The No Talent Ass Clowns

The No Talent Ass Clowns

The No Talent Ass Clowns plans to play an impromptu outdoor concert last night in Gooseberry Mound Park in Fargo, North Dakota while completely naked failed miserably. Six minutes after hitting the stage in the raw during a historic “polar vortex” that plunged temperatures to -30, band members staggered back to their dressing rooms where they were rushed to an area hospital.

“We’re okay now, ” said front man Lars Gunblade. “But we had some frostbite issues and three of us had to have our Johnsons amputated. That’s going to change the whole dynamic with our groupies, that’s for sure. Sorry girls, guess we’ll just watch from now on.”

“I didn’t want to do this,” remarked drummer Joey Van Dundro from his hospital bed. “I didn’t wanna see the junk of my fellow band members and I didn’t want to freeze my balls off. Well, guess what?!”

COMMENT ON THIS BLOG

  1. Walter S. says:

    Freeze and die. Please!

  2. Mike Oxlong says:

    Banging these ho’s all up in they buttholes

  3. Warrior God 27 says:

    I have longed to do something like this although I guess I’d skip the whole cut off my schlong part.

    • anita bonita T4U says:

      Don’t believe him. Warrior God is my ex. He’s a grocery clerk and he likes to wear diapers in bed. He’s not very good in the sack either. Plus, he sucks his thumb, reads Cosmo and prefers porn with she-males. And worse of all, he leaves the toilet seat up.

      • Warrior God 27 says:

        Well, I was wondering when you’d chime in, skank. We split up because I couldn’t afford to keep paying her for sex. Just got too expensive. As an ass clowns fan you can guess I like it “the other way” which she charged more for. I’m damn near broke because of her.

  4. Bonito Rolo says:

    This blog sucks but I like it.

  5. El 50 Chins says:

    I’m a professional hit man and I love reading this blog. It’s very entertaining. After I waste someone, I enjoy unwinding here afterward with the madcap antics of the ass clowns.

    • Mike E. says:

      Hey, El 50, I’m also a professional hit man. We should get together and compare notes. And, BTW, stay the hell out of South Philly if you know what’s good for you, you bastard.

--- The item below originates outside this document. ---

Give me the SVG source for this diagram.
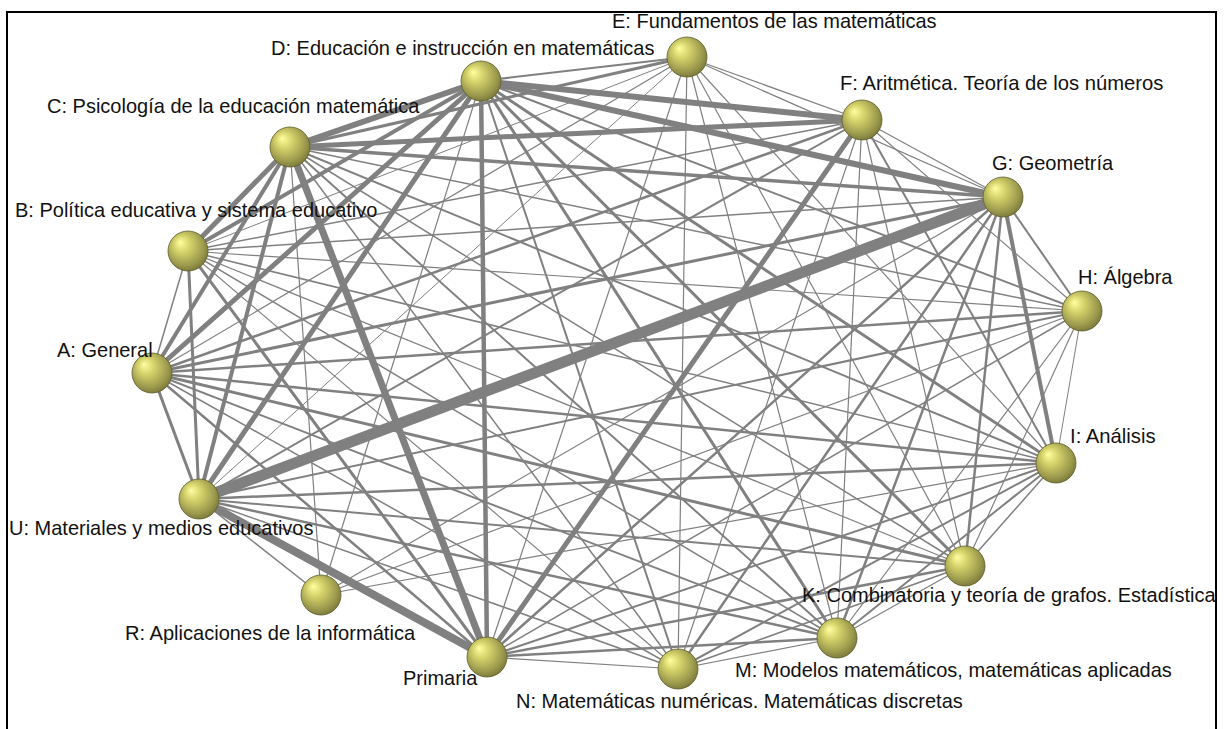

  6. Father MacKenzie says:

    Too bad they all didn’t just die.

  7. Nick Barkley says:

    Fake.

  8. Vinnie from Staten Island says:

    Serves them right, the self-righteous pricks… wait, that expression no longer applies, do it? Ha, bloody, ha!!

  9. Loretta says:

    I heard about this concert on Twitter yesterday and went. They started turning blue about two minutes in. About thirty seconds later, Vas shouted “Holy f*ckwad, I can’t feel my trouser snake or my bean bag!” They stopped playing and looked real scared. Then they slowly walked offstage to the boos of the crowd. Best concert ever.